Красивое, бледное лицо князя очутилось подле нее.
Душа Лики наполнилась блаженством. Она чувствовала что-то новое и необъяснимое внутри себя. Женщина, влюбленная без границ, беспомощный ребенок, обожающий свой кумир, исчезли в ней… Она не чувствовала даже собственного тела и его инстинктов. Князь как бы перестал быть для нее мужчиной, о котором она бессознательно для себя самой мечтала посреди долгих томительных ночей. Все исчезло — и страсть, и муки, и плотское влечение, и страдания, и страх. Все кануло бесследно в лету забвения. Одна любовь расцветала гигантски быстрым расцветом и наполняла все фибры ее ожившего, точно вновь пробудившегося существа.

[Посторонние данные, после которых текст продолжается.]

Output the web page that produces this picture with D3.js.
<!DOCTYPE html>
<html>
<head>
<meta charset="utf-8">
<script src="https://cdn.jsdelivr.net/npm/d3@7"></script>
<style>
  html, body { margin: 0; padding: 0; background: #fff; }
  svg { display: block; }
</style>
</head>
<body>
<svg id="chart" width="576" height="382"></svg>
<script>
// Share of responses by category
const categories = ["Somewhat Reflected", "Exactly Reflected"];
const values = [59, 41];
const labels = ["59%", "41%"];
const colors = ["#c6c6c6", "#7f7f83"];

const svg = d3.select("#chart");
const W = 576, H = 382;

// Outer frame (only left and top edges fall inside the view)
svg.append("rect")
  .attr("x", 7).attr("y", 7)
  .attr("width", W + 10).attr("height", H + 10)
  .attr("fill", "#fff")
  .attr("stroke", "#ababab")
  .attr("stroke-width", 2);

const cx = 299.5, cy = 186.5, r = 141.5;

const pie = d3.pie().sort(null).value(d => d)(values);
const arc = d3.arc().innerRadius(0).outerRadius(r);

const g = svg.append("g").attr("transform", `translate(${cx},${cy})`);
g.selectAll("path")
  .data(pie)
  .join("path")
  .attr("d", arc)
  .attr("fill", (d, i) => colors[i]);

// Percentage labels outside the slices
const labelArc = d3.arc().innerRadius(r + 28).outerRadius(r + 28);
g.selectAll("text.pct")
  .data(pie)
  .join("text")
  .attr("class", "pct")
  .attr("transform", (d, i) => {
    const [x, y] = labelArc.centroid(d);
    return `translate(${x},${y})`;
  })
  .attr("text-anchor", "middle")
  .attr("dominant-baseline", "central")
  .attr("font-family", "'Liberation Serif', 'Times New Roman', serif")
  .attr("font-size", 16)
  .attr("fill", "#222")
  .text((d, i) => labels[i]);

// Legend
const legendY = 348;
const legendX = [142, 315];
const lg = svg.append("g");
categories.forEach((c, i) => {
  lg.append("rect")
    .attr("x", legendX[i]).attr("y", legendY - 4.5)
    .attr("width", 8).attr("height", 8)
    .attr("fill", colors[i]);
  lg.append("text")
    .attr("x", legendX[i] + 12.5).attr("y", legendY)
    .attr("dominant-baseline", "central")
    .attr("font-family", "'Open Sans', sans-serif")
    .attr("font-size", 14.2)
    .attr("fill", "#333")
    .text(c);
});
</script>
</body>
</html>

— Моя! — произнес еще раз князь Гарин и прижал ее к своему сердцу.
— Да, твоя! — эхом отозвалась Лика.
Муж, совесть, долг, обязанность — все было забыто… Там, за тяжелой малиновой портьерой, кипела и бурлила жизнь, но ей было все равно до всего мира, до всего огромного, клокочущего и пенящего мира, все равно до времени… до жизни, до людей… В этой восточной комнате заключалось все ее счастье, ее утерянное и вновь обретенное счастье… В ней жила ее жизнь… Вне этой комнаты не было существования.